The Official Blog of Author Johnnie Ruffin

What's so great about Korean Drama?

Since I decided to start a blog about Korean Drama, I’ve been asking myself: what's so great about Korean Drama?

My first Korean Drama was Secret Garden. It’s one of the more popular kdrama romantic comedies out there. It’s about a rich man, the CEO of a business, and a poor woman, a stunt-woman, that switch bodies.

When I think of foreign television shows, the quality isn’t always the best.  I was immediately enthralled by the cinematography. As I watched, I was continually surprised by the character development that led up to the actual plot line of the film. You get to know the characters in a comical and dramatic fashion. I found that the personality of a character was so well defined that I could easily understand why they did what they did.

A Korean drama normally runs for a set number of episodes. There isn’t any season two. There is just a story from beginning to end. I think I liked that most about Secret Garden. I should point out, I had just been disappointed by the cancellation of Journeyman while my scar from Firefly had just healed. Secret Garden ended after about 20 episodes.

I followed this up with Pure 19. It was the drama of a poor young woman who comes to Korea to marry a man that dies just before their wedding. An uncertain future ahead of her, she decides to stay in Korea to make a living. There were a few story lines from a few different perspectives that eventually came together in the end. This drama gave me an insight into how people in Korea interact and some of their customs and traditions. This was a big one at about 150 episodes. I found myself a little sad when it ended, but satisfied. I’d almost become used to seeing the same characters whenever I had a free moment. It was almost as if I was a part of their family.

Don’t get me wrong, I’ve started some bad ones and been really disappointed. Hopefully, I can weed through them all in this blog and point you in the right direction.

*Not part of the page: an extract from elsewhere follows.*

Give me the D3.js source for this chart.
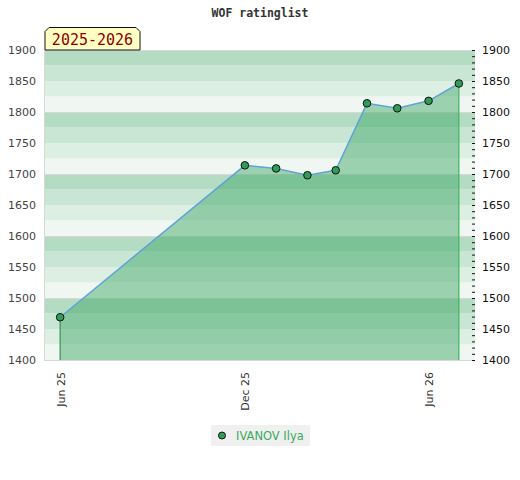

So, what’s so great about Korean Drama? When done right, the story-lines compliment the characters and the actors well. There is always a beginning and an end. I’ve become disappointed with becoming involved with a series that just ends without any conclusion. Books, I think, have the same promise. You will have an ending, even if you don’t like it. There is also something about looking into a world that seems so foreign and finding something familiar that can touch you and excite you all at once.